> _Problem_
In your copy, include every line of the listing below exactly but none of the pictures.

> _Given information_
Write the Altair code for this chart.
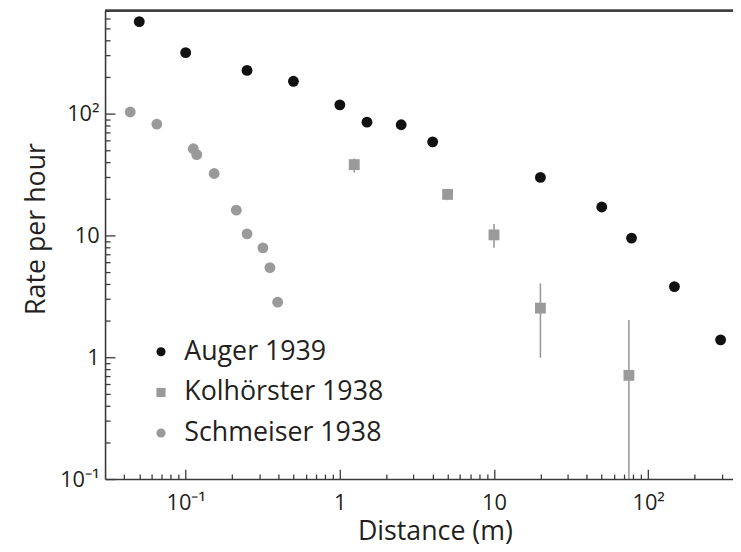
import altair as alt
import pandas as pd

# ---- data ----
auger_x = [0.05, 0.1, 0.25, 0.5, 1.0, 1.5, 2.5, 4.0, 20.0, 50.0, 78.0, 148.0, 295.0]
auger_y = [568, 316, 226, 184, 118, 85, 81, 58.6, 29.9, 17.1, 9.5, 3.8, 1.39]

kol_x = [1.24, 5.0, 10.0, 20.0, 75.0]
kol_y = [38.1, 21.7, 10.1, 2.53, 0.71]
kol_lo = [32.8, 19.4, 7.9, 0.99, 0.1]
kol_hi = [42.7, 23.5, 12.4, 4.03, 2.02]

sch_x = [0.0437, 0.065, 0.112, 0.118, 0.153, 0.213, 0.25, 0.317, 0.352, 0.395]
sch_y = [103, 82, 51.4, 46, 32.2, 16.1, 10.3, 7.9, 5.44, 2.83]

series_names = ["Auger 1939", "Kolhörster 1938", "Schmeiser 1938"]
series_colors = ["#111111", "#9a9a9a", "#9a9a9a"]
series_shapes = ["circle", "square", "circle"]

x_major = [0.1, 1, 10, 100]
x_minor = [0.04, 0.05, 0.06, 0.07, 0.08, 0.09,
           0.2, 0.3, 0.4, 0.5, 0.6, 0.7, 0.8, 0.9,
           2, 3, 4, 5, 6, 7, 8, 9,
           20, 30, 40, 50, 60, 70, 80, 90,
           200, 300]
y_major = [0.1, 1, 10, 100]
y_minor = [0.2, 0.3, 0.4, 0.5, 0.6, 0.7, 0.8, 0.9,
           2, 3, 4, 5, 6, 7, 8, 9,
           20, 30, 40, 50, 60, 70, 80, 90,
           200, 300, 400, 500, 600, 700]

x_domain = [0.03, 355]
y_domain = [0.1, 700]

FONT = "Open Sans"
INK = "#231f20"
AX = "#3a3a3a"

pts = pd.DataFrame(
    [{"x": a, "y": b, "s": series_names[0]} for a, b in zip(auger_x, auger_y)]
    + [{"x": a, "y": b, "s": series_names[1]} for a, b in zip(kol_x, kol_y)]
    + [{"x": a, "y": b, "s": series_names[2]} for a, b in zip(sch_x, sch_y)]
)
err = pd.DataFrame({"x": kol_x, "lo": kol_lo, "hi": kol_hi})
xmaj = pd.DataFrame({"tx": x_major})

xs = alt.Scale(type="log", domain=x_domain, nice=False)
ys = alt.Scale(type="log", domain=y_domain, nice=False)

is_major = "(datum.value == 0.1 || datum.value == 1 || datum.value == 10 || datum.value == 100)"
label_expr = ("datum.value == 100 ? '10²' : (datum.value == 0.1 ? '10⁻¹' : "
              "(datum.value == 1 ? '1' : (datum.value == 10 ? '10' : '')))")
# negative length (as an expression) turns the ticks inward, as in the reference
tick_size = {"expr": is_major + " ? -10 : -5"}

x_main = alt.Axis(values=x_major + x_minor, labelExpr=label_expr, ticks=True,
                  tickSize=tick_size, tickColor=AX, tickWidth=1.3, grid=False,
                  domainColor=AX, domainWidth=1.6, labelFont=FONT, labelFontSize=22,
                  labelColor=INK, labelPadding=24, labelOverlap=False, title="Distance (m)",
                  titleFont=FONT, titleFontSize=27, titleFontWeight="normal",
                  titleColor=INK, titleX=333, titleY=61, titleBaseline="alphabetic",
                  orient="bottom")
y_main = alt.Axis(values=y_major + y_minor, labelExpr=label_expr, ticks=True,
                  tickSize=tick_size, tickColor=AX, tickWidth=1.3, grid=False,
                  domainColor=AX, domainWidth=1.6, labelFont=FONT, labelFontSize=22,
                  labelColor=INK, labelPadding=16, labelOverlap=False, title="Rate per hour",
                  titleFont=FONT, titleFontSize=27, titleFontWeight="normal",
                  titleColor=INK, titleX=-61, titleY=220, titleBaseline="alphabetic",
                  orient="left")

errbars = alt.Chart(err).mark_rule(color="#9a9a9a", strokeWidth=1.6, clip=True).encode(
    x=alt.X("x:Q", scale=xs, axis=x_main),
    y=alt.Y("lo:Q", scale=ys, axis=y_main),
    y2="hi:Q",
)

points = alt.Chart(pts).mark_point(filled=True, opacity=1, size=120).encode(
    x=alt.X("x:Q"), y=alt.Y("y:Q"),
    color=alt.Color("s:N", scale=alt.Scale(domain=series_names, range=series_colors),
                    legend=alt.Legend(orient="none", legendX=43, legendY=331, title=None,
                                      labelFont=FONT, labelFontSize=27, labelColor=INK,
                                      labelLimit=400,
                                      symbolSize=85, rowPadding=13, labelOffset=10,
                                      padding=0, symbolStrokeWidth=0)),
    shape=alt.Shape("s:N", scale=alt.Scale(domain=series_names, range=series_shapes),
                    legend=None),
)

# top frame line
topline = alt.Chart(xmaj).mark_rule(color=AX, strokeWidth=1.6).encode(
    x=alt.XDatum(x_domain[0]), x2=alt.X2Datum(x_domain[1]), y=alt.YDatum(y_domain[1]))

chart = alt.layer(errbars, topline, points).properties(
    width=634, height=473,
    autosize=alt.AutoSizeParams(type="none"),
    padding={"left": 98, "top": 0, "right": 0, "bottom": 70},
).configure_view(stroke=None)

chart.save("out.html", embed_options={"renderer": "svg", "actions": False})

> _Reply to the task_
Write the Altair code for this chart.
import altair as alt
import pandas as pd

# ---- data ----
auger_x = [0.05, 0.1, 0.25, 0.5, 1.0, 1.5, 2.5, 4.0, 20.0, 50.0, 78.0, 148.0, 295.0]
auger_y = [568, 316, 226, 184, 118, 85, 81, 58.6, 29.9, 17.1, 9.5, 3.8, 1.39]

kol_x = [1.24, 5.0, 10.0, 20.0, 75.0]
kol_y = [38.1, 21.7, 10.1, 2.53, 0.71]
kol_lo = [32.8, 19.4, 7.9, 0.99, 0.1]
kol_hi = [42.7, 23.5, 12.4, 4.03, 2.02]

sch_x = [0.0437, 0.065, 0.112, 0.118, 0.153, 0.213, 0.25, 0.317, 0.352, 0.395]
sch_y = [103, 82, 51.4, 46, 32.2, 16.1, 10.3, 7.9, 5.44, 2.83]

series_names = ["Auger 1939", "Kolhörster 1938", "Schmeiser 1938"]
series_colors = ["#111111", "#9a9a9a", "#9a9a9a"]
series_shapes = ["circle", "square", "circle"]

x_major = [0.1, 1, 10, 100]
x_minor = [0.04, 0.05, 0.06, 0.07, 0.08, 0.09,
           0.2, 0.3, 0.4, 0.5, 0.6, 0.7, 0.8, 0.9,
           2, 3, 4, 5, 6, 7, 8, 9,
           20, 30, 40, 50, 60, 70, 80, 90,
           200, 300]
y_major = [0.1, 1, 10, 100]
y_minor = [0.2, 0.3, 0.4, 0.5, 0.6, 0.7, 0.8, 0.9,
           2, 3, 4, 5, 6, 7, 8, 9,
           20, 30, 40, 50, 60, 70, 80, 90,
           200, 300, 400, 500, 600, 700]

x_domain = [0.03, 355]
y_domain = [0.1, 700]

FONT = "Open Sans"
INK = "#231f20"
AX = "#3a3a3a"

pts = pd.DataFrame(
    [{"x": a, "y": b, "s": series_names[0]} for a, b in zip(auger_x, auger_y)]
    + [{"x": a, "y": b, "s": series_names[1]} for a, b in zip(kol_x, kol_y)]
    + [{"x": a, "y": b, "s": series_names[2]} for a, b in zip(sch_x, sch_y)]
)
err = pd.DataFrame({"x": kol_x, "lo": kol_lo, "hi": kol_hi})
xmaj = pd.DataFrame({"tx": x_major})

xs = alt.Scale(type="log", domain=x_domain, nice=False)
ys = alt.Scale(type="log", domain=y_domain, nice=False)

is_major = "(datum.value == 0.1 || datum.value == 1 || datum.value == 10 || datum.value == 100)"
label_expr = ("datum.value == 100 ? '10²' : (datum.value == 0.1 ? '10⁻¹' : "
              "(datum.value == 1 ? '1' : (datum.value == 10 ? '10' : '')))")
# negative length (as an expression) turns the ticks inward, as in the reference
tick_size = {"expr": is_major + " ? -10 : -5"}

x_main = alt.Axis(values=x_major + x_minor, labelExpr=label_expr, ticks=True,
                  tickSize=tick_size, tickColor=AX, tickWidth=1.3, grid=False,
                  domainColor=AX, domainWidth=1.6, labelFont=FONT, labelFontSize=22,
                  labelColor=INK, labelPadding=24, labelOverlap=False, title="Distance (m)",
                  titleFont=FONT, titleFontSize=27, titleFontWeight="normal",
                  titleColor=INK, titleX=333, titleY=61, titleBaseline="alphabetic",
                  orient="bottom")
y_main = alt.Axis(values=y_major + y_minor, labelExpr=label_expr, ticks=True,
                  tickSize=tick_size, tickColor=AX, tickWidth=1.3, grid=False,
                  domainColor=AX, domainWidth=1.6, labelFont=FONT, labelFontSize=22,
                  labelColor=INK, labelPadding=16, labelOverlap=False, title="Rate per hour",
                  titleFont=FONT, titleFontSize=27, titleFontWeight="normal",
                  titleColor=INK, titleX=-61, titleY=220, titleBaseline="alphabetic",
                  orient="left")

errbars = alt.Chart(err).mark_rule(color="#9a9a9a", strokeWidth=1.6, clip=True).encode(
    x=alt.X("x:Q", scale=xs, axis=x_main),
    y=alt.Y("lo:Q", scale=ys, axis=y_main),
    y2="hi:Q",
)

points = alt.Chart(pts).mark_point(filled=True, opacity=1, size=120).encode(
    x=alt.X("x:Q"), y=alt.Y("y:Q"),
    color=alt.Color("s:N", scale=alt.Scale(domain=series_names, range=series_colors),
                    legend=alt.Legend(orient="none", legendX=43, legendY=331, title=None,
                                      labelFont=FONT, labelFontSize=27, labelColor=INK,
                                      labelLimit=400,
                                      symbolSize=85, rowPadding=13, labelOffset=10,
                                      padding=0, symbolStrokeWidth=0)),
    shape=alt.Shape("s:N", scale=alt.Scale(domain=series_names, range=series_shapes),
                    legend=None),
)

# top frame line
topline = alt.Chart(xmaj).mark_rule(color=AX, strokeWidth=1.6).encode(
    x=alt.XDatum(x_domain[0]), x2=alt.X2Datum(x_domain[1]), y=alt.YDatum(y_domain[1]))

chart = alt.layer(errbars, topline, points).properties(
    width=634, height=473,
    autosize=alt.AutoSizeParams(type="none"),
    padding={"left": 98, "top": 0, "right": 0, "bottom": 70},
).configure_view(stroke=None)

chart.save("out.html", embed_options={"renderer": "svg", "actions": False})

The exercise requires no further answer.